Ernest Hemingway is often painted as a brutish man, marked by machismo and narcissism. He suffered multiple concussions during his life, became a diabetic, and, influenced by these issues, was also depressed. A keen drinker to boot, it’s not difficult to imagine Hemingway given to episodes of cruelty and insensitivity. Whatever is surmised about the man, his literary legacy is undisputed.
As a writer, Hemingway was remarkable. Easy to read, his plain use of language was deceptive. The prose drew on the kind of every man language you might hear on the street, but behind it was the writer’s fierce intellect. From almost nowhere—a series of eloquent yet un-embellished passages—came a mighty sucker punch of emotional understatement written in a minimalist style.
During his lifetime, Ernest Hemingway traveled a lot. Shortly after his First World War service in Italy, he was offered a job in Toronto and later became a writer there for the Toronto Star Weekly. As a young man before the war, he’d worked as a cub reporter for the Kansas City Star: a newspaper that shaped his to-the-point technique with its writing style guide.
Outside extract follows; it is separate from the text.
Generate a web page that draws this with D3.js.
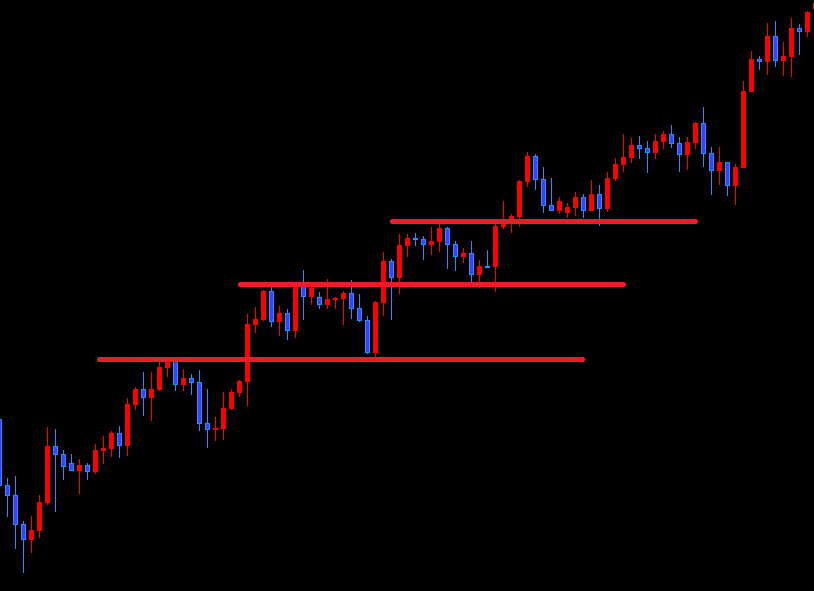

Hemingway wrote for The Toronto Star Weekly from 1920 to 1924. In a high society column in 1920, he wrote an article about craps and how it had been taken up by “Toronto’s smart set”. The dice game, craps, is considered by most as a game of pure chance, but Hemingway claimed otherwise. “If you don’t believe this”, he said, “try your luck against an experienced manipulator of the ivories. It shouldn’t take him longer than about six passes to convince you that craps is a game of skill.”
Though he worked for the Toronto Star, Hemingway didn’t live in Toronto for long. He was away to Paris in the early 1920’s, which at the time was the greatest artistic city in the world and a focal point for the literati. In Paris, Hemingway met Gertrude Stein, James Joyce, Ezra Pound and, a little later, F. Scott Fitzgerald. His destiny was sealed.